3. Quantify Cybersecurity in Business Metrics

Turn cybersecurity into a business dialogue by tying metrics like ‘hours of downtime prevented’ or ‘maintenance avoided’ to financial outcomes. This shifts internal conversations from security as cost to security as operational assurance.

4. Strengthen Trust with Clients through Transparency

Providing verified evidence of resilience can differentiate a manufacturer. Certificates of compliance, cyber audits, and trust frameworks communicate credibility—especially vital for those bidding in aerospace, defense, or high-regulation sectors.

5. Cover the Gaps: Thoughtful Use of Cyber Insurance

While cyber insurance is no substitute for prevention, it can buffer unexpected recovery costs. Be aware, however, that policies may not cover reputational damage or long-tail revenue losses—understanding policy scopes is essential.

6. Harden the Vetting of Suppliers and Partners

Apply strict cybersecurity requirements to upstream and downstream partners. Cyber supply chain resilience demands focused vendor controls and limited supplier bases to reduce risk exposure.

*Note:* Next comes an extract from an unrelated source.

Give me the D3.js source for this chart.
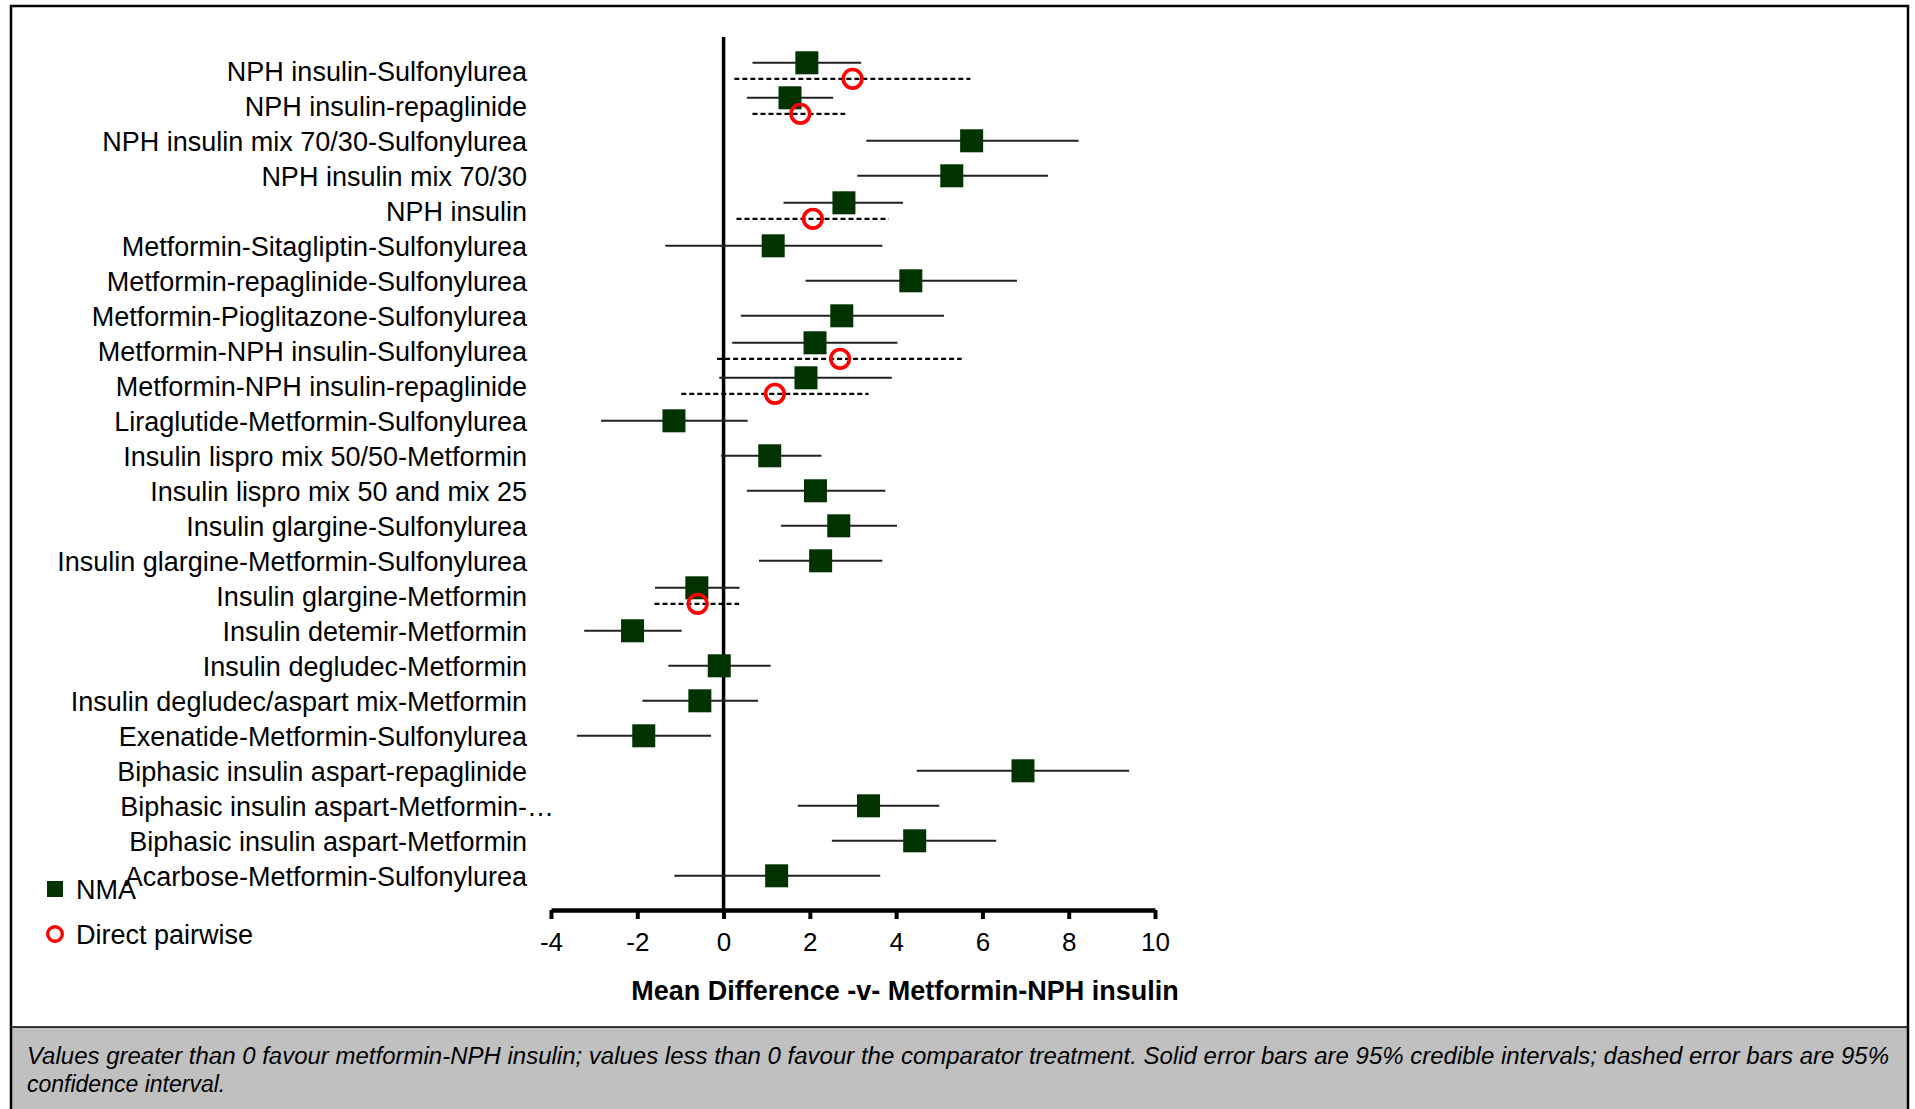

Why This Matters for Idaho Manufacturing

Idaho’s manufacturing base—ranging from aerospace components and electronics to food processing and industrial machinery—is increasingly integrated into complex supply chains. The hidden costs of cyber incidents threaten not only operational continuity but also long-term trust and strategic expansion.

Recognizing and preventing these hidden costs transforms cybersecurity from a line item into a competitive advantage. When uptime is upheld, IP is protected, and resilience is demonstrated, manufacturers aren’t just safe—they’re positioned to thrive.